Gesagt, getan. In mehreren (virtuellen) Treffen beriet sich die Bad Arolser Freifunkgruppe und Teile des Gesamtvereins und nach gut einer Woche stand das Konzept, mit dem die HEAE erschlossen werden sollte. Auch ein Lob an die Stadt darf hier nicht fehlen: als der Plan stand, regelte die Stadt das Finanzielle innerhalb kürzester Zeit, so dass rechtzeitig vor Weihnachten die Hardware vorlag. Der erste Schritt war getan.

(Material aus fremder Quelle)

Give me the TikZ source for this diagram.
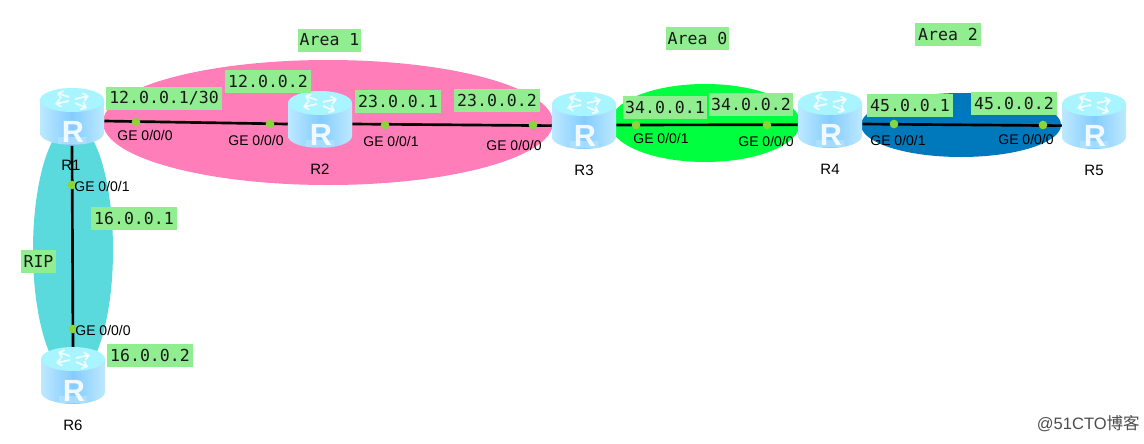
\documentclass[tikz,border=0pt]{standalone}
\usepackage{fontspec}
\setmainfont{Liberation Sans}
\newfontfamily\labmono{DejaVu Sans Mono}
\newfontfamily\cjkfont{Noto Sans CJK SC}
\usetikzlibrary{calc,arrows.meta}
\definecolor{gbox}{HTML}{90EE90}
\definecolor{dotc}{HTML}{8CD43C}
\definecolor{pinkarea}{HTML}{FF7EB9}
\definecolor{cyanarea}{HTML}{5ADADC}
\definecolor{greenarea}{HTML}{00FF3F}
\definecolor{bluearea}{HTML}{0079BC}
\definecolor{rtop}{HTML}{A8F4FF}
\definecolor{rside}{HTML}{84CCFF}
\definecolor{rlight}{HTML}{BDE9FF}
\tikzset{
  x=0.75pt,y=-0.75pt,
  iplabel/.style={fill=gbox,inner sep=0pt,minimum height=17.25pt,minimum width=64.5pt,
     font=\labmono\fontsize{12.4}{14}\selectfont,text=black!90},
  port/.style={inner sep=0pt,font=\fontsize{10.5}{12}\selectfont,text=black},
  rname/.style={inner sep=0pt,font=\fontsize{11.25}{13}\selectfont,text=black},
  routerbox/.style={inner sep=0pt,minimum width=48pt,minimum height=42.75pt},
  link/.style={line width=2pt,black},
  portdot/.style={circle,fill=dotc,inner sep=0pt,minimum size=6.5pt},
  area/.style={draw=none},
  chev/.style={white,opacity=.8,line width=1.4pt,-{Straight Barb[length=3.2pt,width=6pt]}},
}
\newcommand{\routerart}[1]{%
  \begin{scope}[shift={(#1)}]
    \path[left color=rlight,right color=rlight,middle color=rside]
       (-32,-17) -- (-32,16) arc[start angle=180,end angle=360,x radius=32,y radius=-12]
       -- (32,-17) -- cycle;
    \path[fill=rlight,opacity=.55] (-14,26.5) arc[start angle=240,end angle=300,x radius=28,y radius=-5] -- (14,20) -- (-14,20) -- cycle;
    \path[fill=rtop] (0,-17) ellipse[x radius=32,y radius=12];
    \draw[chev] (-3,-20) -- (-15,-24);
    \draw[chev] (3,-18) -- (17,-21);
    \draw[chev] (-3,-16) -- (-17,-13);
    \draw[chev] (3,-14) -- (15,-9);
    \node[inner sep=0pt,text=white,opacity=.88,font=\bfseries\fontsize{23}{24}\selectfont] at (1,15) {R};
  \end{scope}}
\begin{document}
\begin{tikzpicture}
\useasboundingbox (0,0) rectangle (1144,443);
% areas
\path[area,fill=pinkarea] (328,122.5) ellipse[x radius=225,y radius=62.5];
\path[area,fill=cyanarea] (73,250) ellipse[x radius=40,y radius=127];
\path[area,fill=greenarea] (705,123) ellipse[x radius=95,y radius=39];
\path[area,fill=bluearea] (961,125) ellipse[x radius=100,y radius=32];
% routers
\node[routerbox] (R1) at (72,117) {};
\node[routerbox] (R2) at (320,120) {};
\node[routerbox] (R3) at (584,121) {};
\node[routerbox] (R4) at (830,120) {};
\node[routerbox] (R5) at (1094,121) {};
\node[routerbox] (R6) at (73,376) {};
% links
\draw[link] ([yshift=-3pt]R1.east) -- ([yshift=-3pt]R2.west);
\draw[link] ([yshift=-3pt]R2.east) -- ([yshift=-3.5pt]R3.west);
\draw[link] ([yshift=-3pt]R3.east) -- ([yshift=-3.5pt]R4.west);
\draw[link] ([yshift=-3pt]R4.east) -- ([yshift=-3.5pt]R5.west);
\draw[link] (R1.south) -- (R6.north);
\routerart{R1}
\routerart{R2}
\routerart{R3}
\routerart{R4}
\routerart{R5}
\routerart{R6}
% port dots
\foreach \n/\p in {a/{136,122},b/{270,124},c/{385,125},d/{533,125},e/{636,125},f/{767,125},g/{894,124},h/{1043,125},i/{72,185},j/{73,329}}
  \node[portdot] (dot\n) at (\p) {};
% ip labels
\node[iplabel,minimum width=87pt] (l1) at (164,98.5) {12.0.0.1/30};
\node[iplabel] (l2) at (268,81) {12.0.0.2};
\node[iplabel] (l3) at (398,101.5) {23.0.0.1};
\node[iplabel] (l4) at (497,100.5) {23.0.0.2};
\node[iplabel,minimum width=63pt] (l5) at (665,107.5) {34.0.0.1};
\node[iplabel,minimum width=63pt] (l6) at (751,104.5) {34.0.0.2};
\node[iplabel] (l7) at (910,105) {45.0.0.1};
\node[iplabel] (l8) at (1014,103.5) {45.0.0.2};
\node[iplabel] (l9) at (134,218.5) {16.0.0.1};
\node[iplabel] (l10) at (150,355.5) {16.0.0.2};
\node[iplabel,minimum width=47.25pt] (a1) at (329.5,40) {Area 1};
\node[iplabel,minimum width=47.25pt] (a0) at (697.5,38) {Area 0};
\node[iplabel,minimum width=49.5pt] (a2) at (948,34.5) {Area 2};
\node[iplabel,minimum width=26.25pt] (rip) at (38.5,261.5) {RIP};
% port labels
\node[port] (p1) at (145,135) {GE 0/0/0};
\node[port] (p2) at (256,140) {GE 0/0/0};
\node[port] (p3) at (391,141) {GE 0/0/1};
\node[port] (p4) at (514,145) {GE 0/0/0};
\node[port] (p5) at (661,138) {GE 0/0/1};
\node[port] (p6) at (766,141) {GE 0/0/0};
\node[port] (p7) at (898,140) {GE 0/0/1};
\node[port] (p8) at (1026,139) {GE 0/0/0};
\node[port] (p9) at (102,186) {GE 0/0/1};
\node[port] (p10) at (103,330) {GE 0/0/0};
% router names
\node[rname] (n1) at (71,165) {R1};
\node[rname] (n2) at (320,169) {R2};
\node[rname] (n3) at (584,170) {R3};
\node[rname] (n4) at (830,169) {R4};
\node[rname] (n5) at (1094,170) {R5};
\node[rname] (n6) at (73,425) {R6};
% watermark
\node[inner sep=0pt,anchor=east,text=black!70,font=\fontsize{12.4}{14}\selectfont] (wm) at (1140,424) {@51CTO{\cjkfont 博客}};
\end{tikzpicture}
\end{document}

WLAN an die Häuser bringen
Die HEAE besteht aus vier Wohnblöcken mit jeweils zwei Etagen sowie einem Verwaltungsgebäude (das alte Georg-Friedrich-Kasino). In der Planungsphase kamen wir zu dem Schluss, dass wir den zentralen Internetzugang im Verwaltungsgebäude errichten würden, um von dort aus die übrigen Gebäude per Funk anzubinden – das Verlegen von Kabeln zwischen den Gebäuden kam allein schon aufgrund des Timings und der Kosten nicht in Frage.
Aus anderen Projekten im Verein hatten wir in Sachen Gebäudevernetzung schon Erfahrungswerte, auf denen wir nun aufbauten. Eine davon war, hardwaremäßig voll auf Ubiquiti zu setzen, so wie wir es auch in unserem Leitfaden für die Geräteempfehlung schon geschrieben haben.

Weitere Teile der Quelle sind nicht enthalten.